Since 1544 he, with Heinrich Petri, published the Cosmography, encyclopedy describing the world of the day. Problems with separate editions of Cosmography are clearly presented through table of authors and their interpretations of the number of editions in respective years.
After a German edition, Latin, French, Czech and Italian translation followed. The Cosmography was richly illustrated and complemented by map supplements.
The author focuses on maps of the Bohemian kingdom in Cosmography. She divides them into three cathegories: large double-page Claudianus's -type foretext-maps, small maps with text of Claudianus's type and large double-page Criginger-type foretext-maps.
Maps preserved in the Map collection of Faculty of Science of Charles University are content and formally analyzed and texts on the reverse side of different language versions are compared and evaluated. The differences between map, editions and versions are described.
The map of Bohemian kingdom in Czech edition by Jan Kosořský of Kosoř from Czech Cosmography (1554) takes completely unique position. Unlike all other versions, which are very similar to each other, this one underwent the most changes.

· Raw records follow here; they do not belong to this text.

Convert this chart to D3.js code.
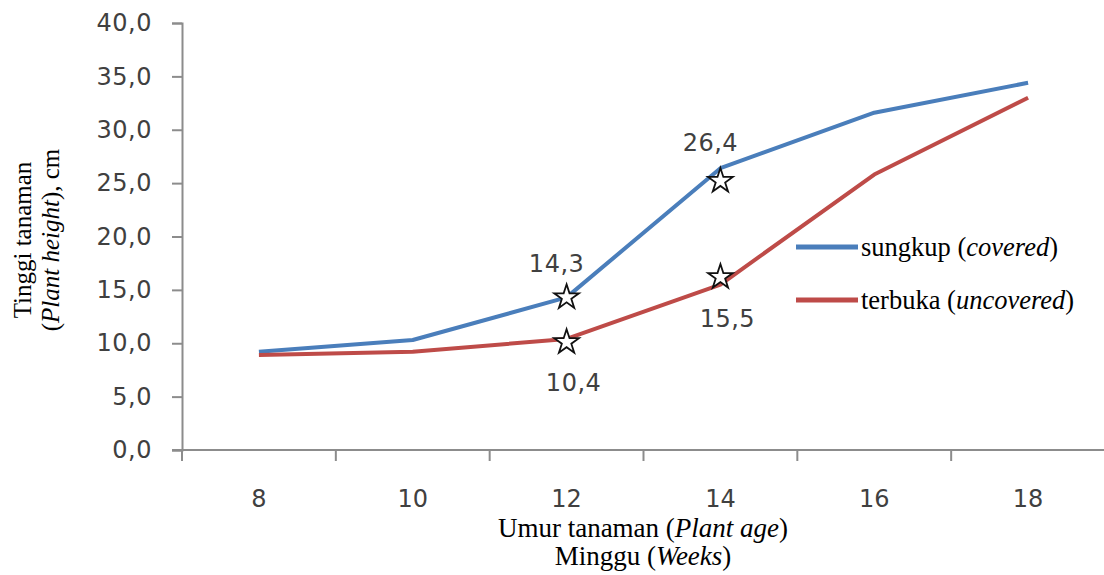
<!DOCTYPE html>
<html><head><meta charset="utf-8">
<script src="https://cdn.jsdelivr.net/npm/d3@7"></script>
<style>body{margin:0;background:#fff}svg{display:block}</style>
</head><body>
<svg id="c" width="1104" height="575"></svg>
<script>
const weeks = ["8","10","12","14","16","18"];
const sungkup = [9.2, 10.3, 14.3, 26.4, 31.6, 34.4];
const terbuka = [8.9, 9.2, 10.4, 15.5, 25.8, 33.0];
const yTicks = [0,5,10,15,20,25,30,35,40];
const starPoints = [
  {week:"12", value:14.3}, {week:"12", value:10.1},
  {week:"14", value:25.2}, {week:"14", value:16.2}
];
const valueLabels = [
  {week:"12", value:17.5, text:"14,3"},
  {week:"14", value:28.8, text:"26,4"},
  {week:"12", value:6.3, text:"10,4", dx:17},
  {week:"14", value:12.3, text:"15,5", dx:17}
];
const seriesNames = [["sungkup ","covered"],["terbuka ","uncovered"]];
const colors = ["#4a7ebb","#be4b48"];

const svg = d3.select("#c");
const L = 182, R = 1105, T = 23, B = 450;
const x = d3.scaleBand().domain(weeks).range([L, R]);
const y = d3.scaleLinear().domain([0,40]).range([B, T]);
const fmt = v => d3.format(".1f")(v).replace(".", ",");
const axisCol = "#8c8c8c";
const numFont = "'DejaVu Sans', Verdana, sans-serif";

// y axis
const ya = svg.append("g").attr("transform",`translate(${L},0)`)
  .call(d3.axisLeft(y).tickValues(yTicks).tickSize(10).tickPadding(20).tickFormat(fmt));
ya.select(".domain").attr("stroke",axisCol).attr("stroke-width",2);
ya.selectAll(".tick line").attr("stroke",axisCol).attr("stroke-width",2);
ya.selectAll(".tick text").attr("font-family",numFont).attr("font-size",24)
  .attr("fill","#404040").attr("letter-spacing","0.5px");

// x axis
svg.append("line").attr("x1",L-10).attr("x2",R).attr("y1",B).attr("y2",B)
  .attr("stroke",axisCol).attr("stroke-width",2);
svg.selectAll(".xt").data(weeks.concat(["end"])).join("line")
  .attr("x1",(d,i)=> i<weeks.length ? x(d) : R).attr("x2",(d,i)=> i<weeks.length ? x(d) : R)
  .attr("y1",B).attr("y2",B+11).attr("stroke",axisCol).attr("stroke-width",2);
svg.selectAll(".xl").data(weeks).join("text")
  .attr("x",d=>x(d)+x.bandwidth()/2).attr("y",B+57)
  .attr("text-anchor","middle").attr("font-family",numFont).attr("font-size",24)
  .attr("fill","#404040").text(d=>d);

// lines
const line = d3.line().x((d,i)=>x(weeks[i])+x.bandwidth()/2).y(d=>y(d));
[sungkup, terbuka].forEach((s,k)=>{
  svg.append("path").attr("d",line(s)).attr("fill","none")
    .attr("stroke",colors[k]).attr("stroke-width",4).attr("stroke-linejoin","round");
});

// stars
const star = d3.symbol().type(d3.symbolStar).size(190);
svg.selectAll(".st").data(starPoints).join("path")
  .attr("d",star).attr("transform",d=>`translate(${x(d.week)+x.bandwidth()/2},${y(d.value)})`)
  .attr("fill","#fff").attr("stroke","#111").attr("stroke-width",1.8);

// value labels
svg.selectAll(".vl").data(valueLabels).join("text")
  .attr("x",d=>x(d.week)+x.bandwidth()/2-10+(d.dx||0)).attr("y",d=>y(d.value))
  .attr("dy","0.35em").attr("text-anchor","middle")
  .attr("font-family",numFont).attr("font-size",24).attr("fill","#404040")
  .attr("letter-spacing","0.5px").text(d=>d.text);

// legend
const serif = "'Liberation Serif','Times New Roman',serif";
seriesNames.forEach((n,k)=>{
  const ly = 247 + k*53;
  svg.append("line").attr("x1",796).attr("x2",858).attr("y1",ly).attr("y2",ly)
    .attr("stroke",colors[k]).attr("stroke-width",5);
  const t = svg.append("text").attr("x",861).attr("y",ly+9)
    .attr("font-family",serif).attr("font-size",26.5).attr("fill","#000");
  t.append("tspan").text(n[0]+"(");
  t.append("tspan").attr("font-style","italic").text(n[1]);
  t.append("tspan").text(")");
});

// x title
const xt1 = svg.append("text").attr("x",643).attr("y",537).attr("text-anchor","middle")
  .attr("font-family",serif).attr("font-size",27);
xt1.append("tspan").text("Umur tanaman (");
xt1.append("tspan").attr("font-style","italic").text("Plant age");
xt1.append("tspan").text(")");
const xt2 = svg.append("text").attr("x",643).attr("y",565).attr("text-anchor","middle")
  .attr("font-family",serif).attr("font-size",27);
xt2.append("tspan").text("Minggu (");
xt2.append("tspan").attr("font-style","italic").text("Weeks");
xt2.append("tspan").text(")");

// y title
const yt = svg.append("g").attr("transform","translate(0,240) rotate(-90)");
yt.append("text").attr("x",0).attr("y",31).attr("text-anchor","middle")
  .attr("font-family",serif).attr("font-size",25).text("Tinggi tanaman");
const yt2 = yt.append("text").attr("x",0).attr("y",59).attr("text-anchor","middle")
  .attr("font-family",serif).attr("font-size",25);
yt2.append("tspan").text("(");
yt2.append("tspan").attr("font-style","italic").text("Plant height");
yt2.append("tspan").text("), cm");
</script>
</body></html>
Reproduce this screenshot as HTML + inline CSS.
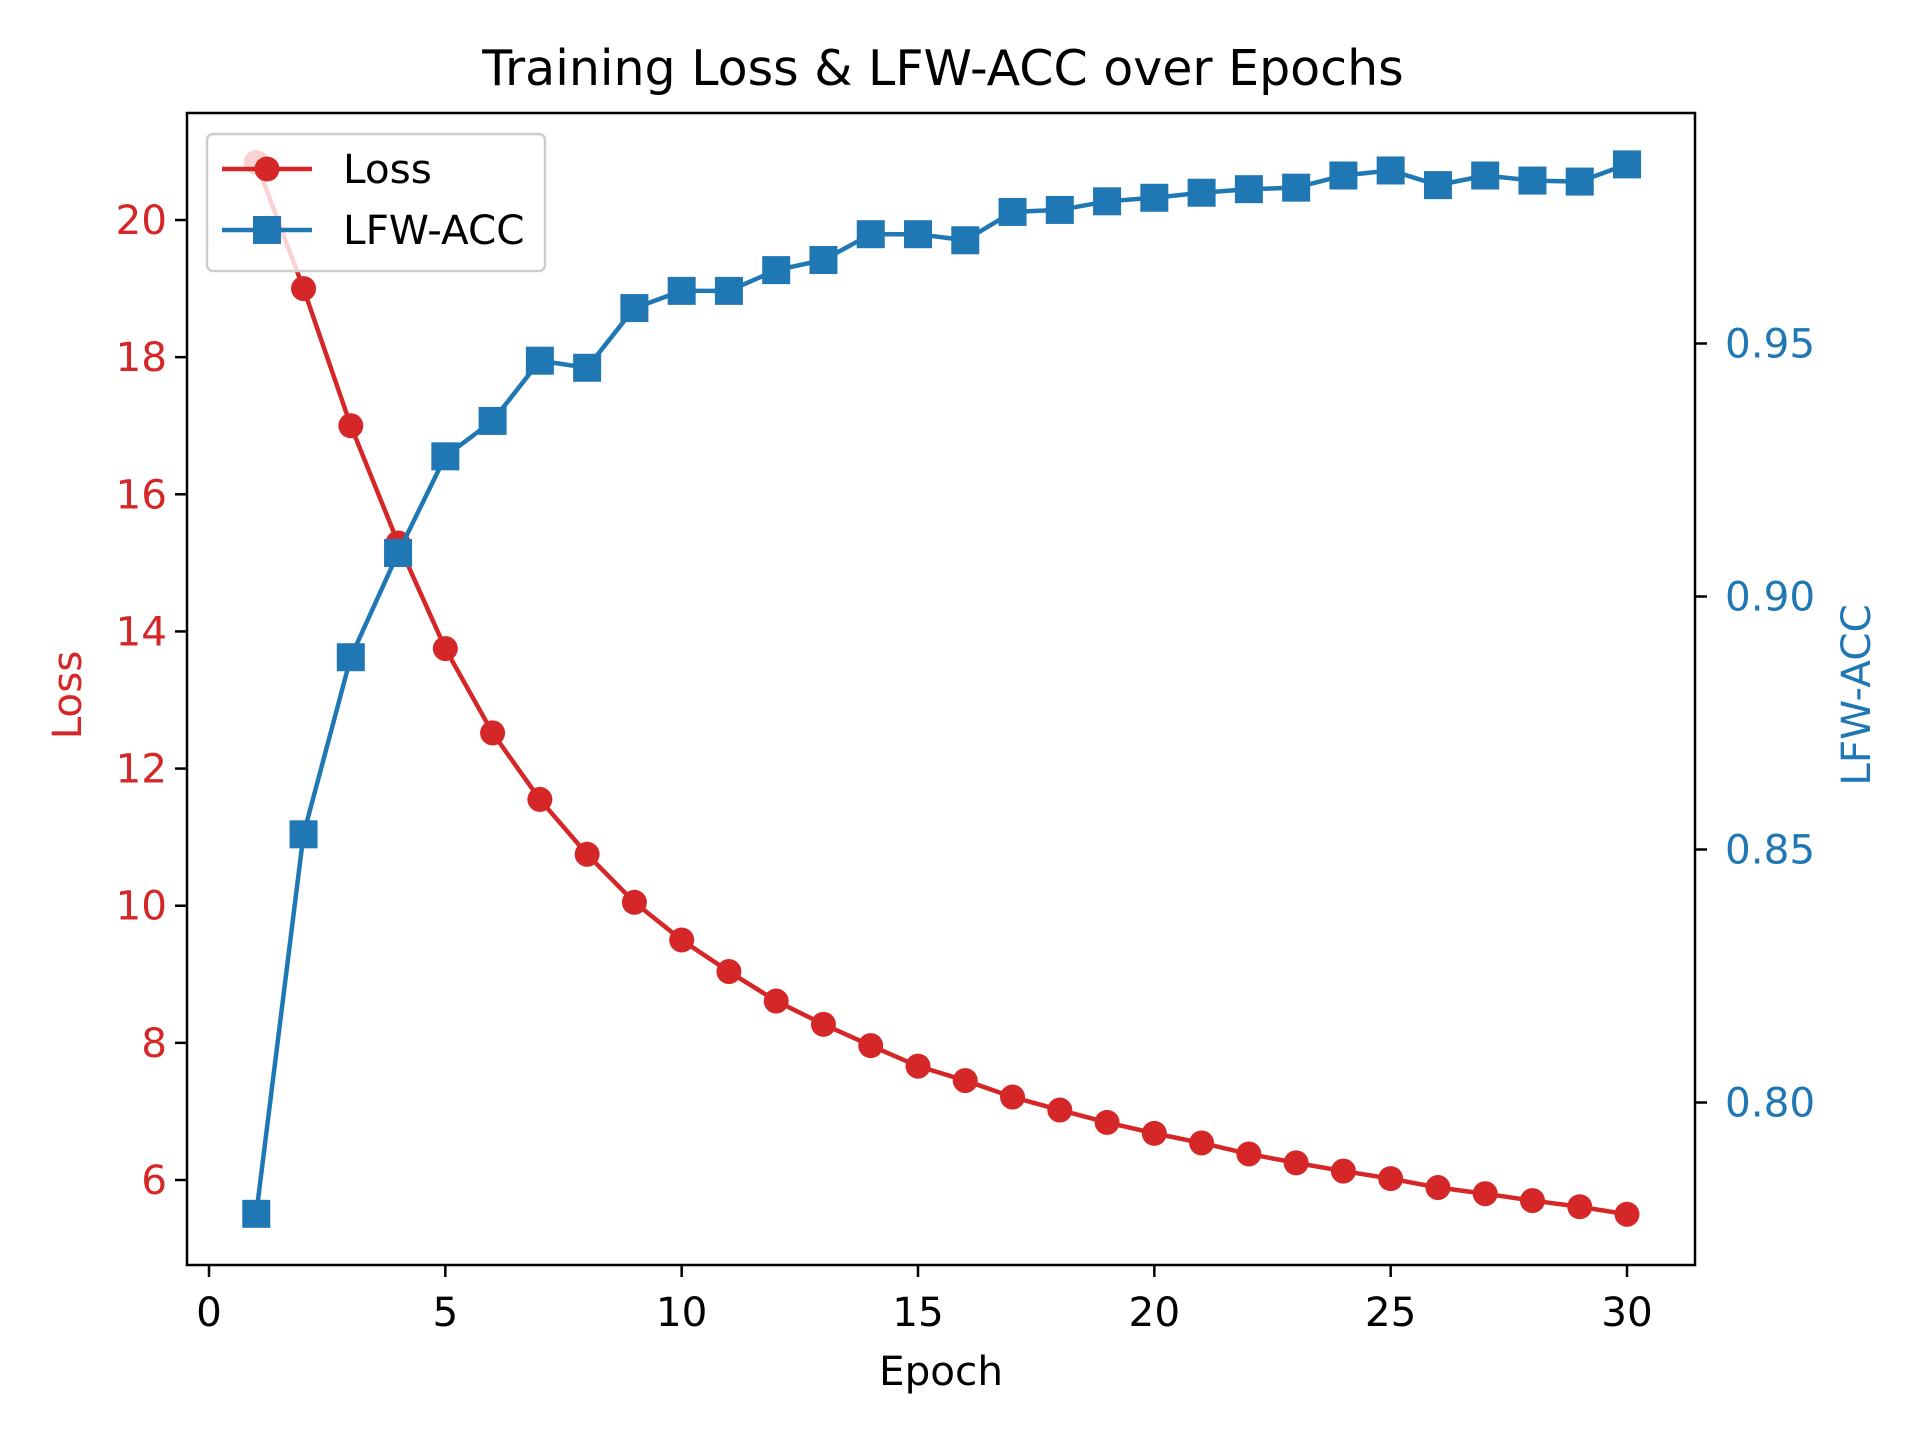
<!DOCTYPE html>
<html><head><meta charset="utf-8"><style>html,body{margin:0;padding:0;background:#fff}svg{display:block}text{font-family:"DejaVu Sans","Liberation Sans",sans-serif}</style></head>
<body>
<svg id="chart" width="1920" height="1440" xmlns="http://www.w3.org/2000/svg"></svg>
<script>
const epochs=[1,2,3,4,5,6,7,8,9,10,11,12,13,14,15,16,17,18,19,20,21,22,23,24,25,26,27,28,29,30];
const lossValues=[20.84,19.0,17.0,15.29,13.75,12.52,11.55,10.75,10.05,9.5,9.04,8.61,8.27,7.96,7.66,7.45,7.21,7.02,6.84,6.68,6.54,6.38,6.25,6.13,6.02,5.89,5.8,5.7,5.61,5.5];
const accValues=[0.778,0.853,0.888,0.9086,0.9277,0.9347,0.9466,0.9452,0.957,0.9604,0.9604,0.9645,0.9665,0.9716,0.9716,0.9704,0.976,0.9764,0.9781,0.9788,0.9798,0.9805,0.9808,0.9832,0.9842,0.9813,0.9832,0.9822,0.982,0.9854];
const xTicks=[0,5,10,15,20,25,30];
const lossTicks=[6,8,10,12,14,16,18,20];
const accTicks=[0.80,0.85,0.90,0.95];

const L=187,R=1695,T=113,B=1265;
const xS=v=>209+(v)*(1627-209)/30;
const yL=v=>1180-(v-6)*68.57;
const yA=v=>1102.5-(v-0.80)*5060;
const svg=document.getElementById('chart');
const NS='http://www.w3.org/2000/svg';
function mk(tag,attrs,parent){const e=document.createElementNS(NS,tag);for(const k in attrs)e.setAttribute(k,attrs[k]);(parent||svg).appendChild(e);return e;}
function txt(s,attrs){const e=mk('text',attrs);e.textContent=s;return e;}
const RED='#d62728',BLUE='#1f77b4';
const FS=40.5;

let t=txt('Training Loss & LFW-ACC over Epochs',{x:943,y:85,'font-size':49,'text-anchor':'middle',fill:'#000'});



xTicks.forEach(v=>{
  const l=mk('line',{x1:xS(v),x2:xS(v),y1:B,y2:B+12,stroke:'#000','stroke-width':2.5});
  
  
  const e=txt(String(v),{x:xS(v),y:1326,'font-size':FS,'text-anchor':'middle',fill:'#000'});
  
  
});
lossTicks.forEach(v=>{
  const l=mk('line',{x1:L-12,x2:L,y1:yL(v),y2:yL(v),stroke:'#000','stroke-width':2.5});
  
  
  const e=txt(String(v),{x:L-20,y:yL(v)+14,'font-size':FS,'text-anchor':'end',fill:RED});
  
  
});
accTicks.forEach(v=>{
  const l=mk('line',{x1:R,x2:R+12,y1:yA(v),y2:yA(v),stroke:'#000','stroke-width':2.5});
  
  
  const e=txt(v.toFixed(2),{x:R+30,y:yA(v)+14,'font-size':FS,'text-anchor':'start',fill:BLUE});
  
  
});
t=txt('Epoch',{x:941,y:1385,'font-size':FS,'text-anchor':'middle',fill:'#000'});


t=txt('Loss',{x:0,y:0,'font-size':FS,'text-anchor':'middle',fill:RED,transform:'translate(81,695) rotate(-90)'});


t=txt('LFW-ACC',{x:0,y:0,'font-size':FS,'text-anchor':'middle',fill:BLUE,transform:'translate(1870,695) rotate(-90)'});



let p=mk('polyline',{points:epochs.map((e,i)=>xS(e)+','+yL(lossValues[i])).join(' '),fill:'none',stroke:RED,'stroke-width':4.5});


epochs.forEach((e,i)=>{
  const c=mk('circle',{cx:xS(e),cy:yL(lossValues[i]),r:12.5,fill:RED});
  
  
});
p=mk('polyline',{points:epochs.map((e,i)=>xS(e)+','+yA(accValues[i])).join(' '),fill:'none',stroke:BLUE,'stroke-width':4.5});


epochs.forEach((e,i)=>{
  const r=mk('rect',{x:xS(e)-14,y:yA(accValues[i])-14,width:28,height:28,fill:BLUE});
  
  
});

const frame=mk('rect',{x:L,y:T,width:R-L,height:B-T,fill:'none',stroke:'#000','stroke-width':2.5});



const g=mk('g',{});


mk('rect',{x:207,y:134,width:338,height:137,rx:6,fill:'rgba(255,255,255,0.8)',stroke:'#ccc','stroke-width':2.5},g);
mk('line',{x1:222,x2:312,y1:169,y2:169,stroke:RED,'stroke-width':4.5},g);
mk('circle',{cx:267,cy:169,r:12.5,fill:RED},g);
let lt=mk('text',{x:343,y:183,'font-size':FS,fill:'#000'},g);lt.textContent='Loss';


mk('line',{x1:222,x2:312,y1:230,y2:230,stroke:BLUE,'stroke-width':4.5},g);
mk('rect',{x:253,y:216,width:28,height:28,fill:BLUE},g);
lt=mk('text',{x:343,y:244,'font-size':FS,fill:'#000'},g);lt.textContent='LFW-ACC';


</script>
</body></html>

The copy contains a double-page twice folded map of Bohemia, bordered by the coats of arm of Bohemian nobility. A new and bohemicanized contain was made, complemented by note about the spring and the flow of Elbe river.
During the research a unique piece with Czech description of map signs was found. Since 1588 new editions by Sebastian Petri with maps copying the work of Abraham Ortelius were published.
The map of Criginger's type was also analyzed to clear the differences from Claudianus's adaptations. In conclusion facsimile of a map from 1898, made in accordance with an artwork from Cosmography translated by Zikmund of Puchov, is introduced and analyzed.
The article is supplemented with detailed bibliographic list of analyzed maps with note apparatus and complete transcripts of the original texts in national languages.